>> BEGIN SUPPLIED DATA

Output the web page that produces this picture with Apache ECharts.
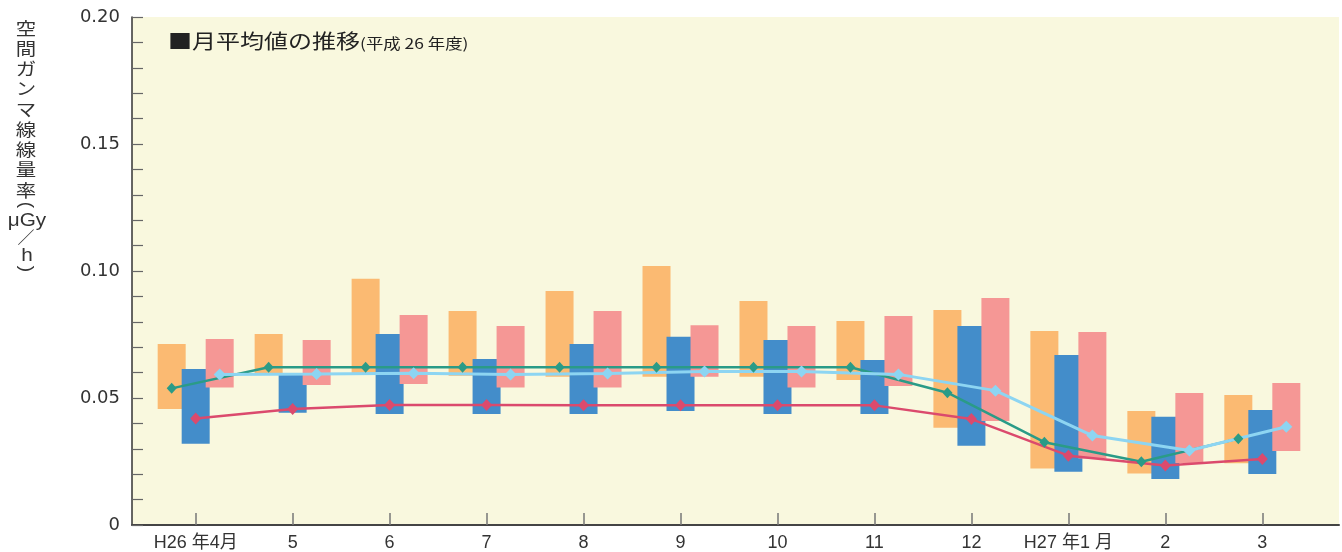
<!DOCTYPE html>
<html>
<head>
<meta charset="utf-8">
<script src="https://cdn.jsdelivr.net/npm/echarts@6/dist/echarts.min.js"></script>
<style>html,body{margin:0;padding:0;background:#fff;}#c{width:1342px;height:552px;}</style>
</head>
<body>
<div id="c"></div>
<script>
const months = ['H26 年4月','5','6','7','8','9','10','11','12','H27 年1 月','2','3'];
const yTicks = [0, 0.05, 0.10, 0.15, 0.20];

const orangeHigh = [0.0713, 0.0752, 0.0969, 0.0843, 0.0921, 0.1020, 0.0882, 0.0803, 0.0846, 0.0764, 0.0449, 0.0512];
const orangeLow  = [0.0457, 0.0598, 0.0597, 0.0588, 0.0584, 0.0584, 0.0584, 0.0571, 0.0383, 0.0222, 0.0203, 0.0243];
const blueHigh   = [0.0614, 0.0593, 0.0752, 0.0654, 0.0713, 0.0741, 0.0728, 0.0650, 0.0783, 0.0669, 0.0426, 0.0453];
const blueLow    = [0.0320, 0.0442, 0.0437, 0.0437, 0.0437, 0.0449, 0.0437, 0.0437, 0.0312, 0.0210, 0.0181, 0.0201];
const pinkHigh   = [0.0732, 0.0728, 0.0827, 0.0783, 0.0843, 0.0786, 0.0783, 0.0823, 0.0894, 0.0760, 0.0520, 0.0559];
const pinkLow    = [0.0541, 0.0551, 0.0555, 0.0541, 0.0541, 0.0584, 0.0541, 0.0547, 0.0409, 0.0262, 0.0244, 0.0291];

const greenAvg   = [0.0538, 0.0621, 0.0621, 0.0621, 0.0621, 0.0621, 0.0621, 0.0621, 0.0521, 0.0326, 0.0249, 0.0340];
const redAvg     = [0.0419, 0.0457, 0.0472, 0.0472, 0.0471, 0.0471, 0.0471, 0.0471, 0.0417, 0.0273, 0.0234, 0.0260];
const skyAvg     = [0.0593, 0.0594, 0.0597, 0.0593, 0.0596, 0.0604, 0.0604, 0.0593, 0.0529, 0.0352, 0.0293, 0.0387];

const titleMain = '■月平均値の推移';
const titleSub = '(平成 26 年度)';
const yTitleChars = ['空','間','ガ','ン','マ','線','線','量','率'];
const yTitleUnit = ['μGy', '／', 'h'];

const BAR_W = 28, BAR_GAP = -4;
const CAT_W = 1163.6 / months.length;
const OFF = (BAR_W + BAR_GAP) / CAT_W;

function diff(hi, lo) { return hi.map((v, i) => +(v - lo[i]).toFixed(4)); }
function shifted(arr, off) { return arr.map((v, i) => [i + off, v]); }

function floatBars(name, lo, hi, color) {
  const common = { type: 'bar', xAxisIndex: 1, yAxisIndex: 1, stack: name, barWidth: BAR_W, barGap: (BAR_GAP / BAR_W * 100) + '%', silent: true };
  return [
    Object.assign({}, common, { name: name + '_base', data: lo, itemStyle: { color: 'rgba(0,0,0,0)' } }),
    Object.assign({}, common, { name: name, data: diff(hi, lo), itemStyle: { color: color } })
  ];
}
function avgLine(name, arr, off, color, size, width) {
  return { type: 'line', name: name, xAxisIndex: 2, yAxisIndex: 1, data: shifted(arr, off),
    symbol: 'diamond', symbolSize: size, lineStyle: { color: color, width: width },
    itemStyle: { color: color }, z: 5, silent: true };
}

const TX = 26;
const yTitleGraphics = [
  { type: 'text', x: TX, y: 18, scaleX: 1.2, z: 10,
    style: { text: yTitleChars.join('\n'), align: 'center', fill: '#333',
      font: '17px "Noto Sans CJK JP"', lineHeight: 20.25 } },
  { type: 'text', x: TX, y: 205, rotation: -Math.PI / 2, z: 10,
    style: { text: '(', align: 'center', verticalAlign: 'middle', fill: '#333', font: '19px "Liberation Sans"' } },
  { type: 'text', x: TX + 1, y: 221, scaleX: 1.15, z: 10,
    style: { text: yTitleUnit[0], align: 'center', verticalAlign: 'middle', fill: '#333', font: '18px "Liberation Sans"' } },
  { type: 'text', x: TX, y: 238, z: 10,
    style: { text: yTitleUnit[1], align: 'center', verticalAlign: 'middle', fill: '#333', font: '17px "Noto Sans CJK JP"' } },
  { type: 'text', x: TX + 1, y: 256, scaleX: 1.15, z: 10,
    style: { text: yTitleUnit[2], align: 'center', verticalAlign: 'middle', fill: '#333', font: '18px "Liberation Sans"' } },
  { type: 'text', x: TX, y: 269, rotation: -Math.PI / 2, z: 10,
    style: { text: ')', align: 'center', verticalAlign: 'middle', fill: '#333', font: '19px "Liberation Sans"' } }
];

const chart = echarts.init(document.getElementById('c'), null, { renderer: 'canvas' });
chart.setOption({
  animation: false,
  backgroundColor: '#ffffff',
  grid: [
    { left: 132, top: 17, width: 1207, height: 508, show: true, backgroundColor: '#F9F8DE', borderWidth: 0 },
    { left: 147.2, top: 17, width: 1163.6, height: 508 }
  ],
  xAxis: [
    { gridIndex: 0, type: 'value', min: 0, max: 1,
      axisLine: { show: true, lineStyle: { color: '#444', width: 2 } },
      axisTick: { show: false }, axisLabel: { show: false }, splitLine: { show: false } },
    { gridIndex: 1, type: 'category', data: months, boundaryGap: true,
      axisLine: { show: false },
      axisTick: { show: true, inside: true, alignWithLabel: true, interval: 0, length: 12, lineStyle: { color: '#777', width: 1.5 } },
      axisLabel: { interval: 0, margin: 9, color: '#333', fontSize: 18, fontFamily: 'Liberation Sans, Noto Sans CJK JP, sans-serif' },
      splitLine: { show: false } },
    { gridIndex: 1, type: 'value', min: -0.5, max: months.length - 0.5, show: false }
  ],
  yAxis: [
    { gridIndex: 0, type: 'value', min: yTicks[0], max: yTicks[yTicks.length - 1], interval: 0.05,
      axisLine: { show: true, lineStyle: { color: '#333', width: 1.5 } },
      axisTick: { show: true, inside: true, length: 11, lineStyle: { color: '#666', width: 1.2 } },
      minorTick: { show: true, splitNumber: 5, length: 11, lineStyle: { color: '#666', width: 1.2 } },
      axisLabel: { margin: 12, color: '#333', fontSize: 18, fontFamily: 'DejaVu Sans, sans-serif',
        formatter: v => (Math.abs(v) < 1e-9 ? '0' : v.toFixed(2)) },
      splitLine: { show: false } },
    { gridIndex: 1, type: 'value', min: yTicks[0], max: yTicks[yTicks.length - 1], show: false }
  ],
  graphic: [
    { type: 'text', x: 168, y: 27, scaleX: 1.2, z: 10,
      style: { text: '{a|' + titleMain + '}{b|' + titleSub + '}', fill: '#222',
        rich: { a: { fontSize: 20, fontFamily: 'Noto Sans CJK JP', fill: '#222', verticalAlign: 'bottom', lineHeight: 24 },
                b: { fontSize: 14.5, fontFamily: 'Noto Sans CJK JP', fill: '#222', verticalAlign: 'bottom', lineHeight: 22 } } } },
    ...yTitleGraphics
  ],
  series: [
    ...floatBars('orange', orangeLow, orangeHigh, '#FBBA72'),
    ...floatBars('blue', blueLow, blueHigh, '#438DCA'),
    ...floatBars('pink', pinkLow, pinkHigh, '#F59795'),
    avgLine('green', greenAvg, -OFF, '#2A9B87', [10, 11], 2.5),
    avgLine('red', redAvg, 0, '#DB4A6D', [11, 12], 2.5),
    avgLine('sky', skyAvg, OFF, '#8DD5F2', [12, 12], 3)
  ]
});
</script>
</body>
</html>
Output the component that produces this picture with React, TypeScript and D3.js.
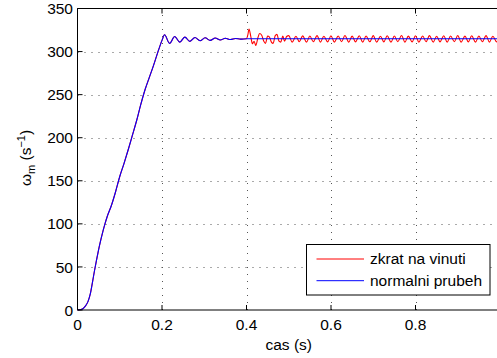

>> END SUPPLIED DATA

_SHORT PROBLEM_.
Quote, exactly and only, the lines from the first line of the data above through the line containing "const yTicks = [0, 0.05, 0.10, 0.15, 0.20];". The pictures do not belong in it.

_WORKED SOLUTION_.
Output the web page that produces this picture with Apache ECharts.
<!DOCTYPE html>
<html>
<head>
<meta charset="utf-8">
<script src="https://cdn.jsdelivr.net/npm/echarts@6/dist/echarts.min.js"></script>
<style>html,body{margin:0;padding:0;background:#fff;}#c{width:1342px;height:552px;}</style>
</head>
<body>
<div id="c"></div>
<script>
const months = ['H26 年4月','5','6','7','8','9','10','11','12','H27 年1 月','2','3'];
const yTicks = [0, 0.05, 0.10, 0.15, 0.20];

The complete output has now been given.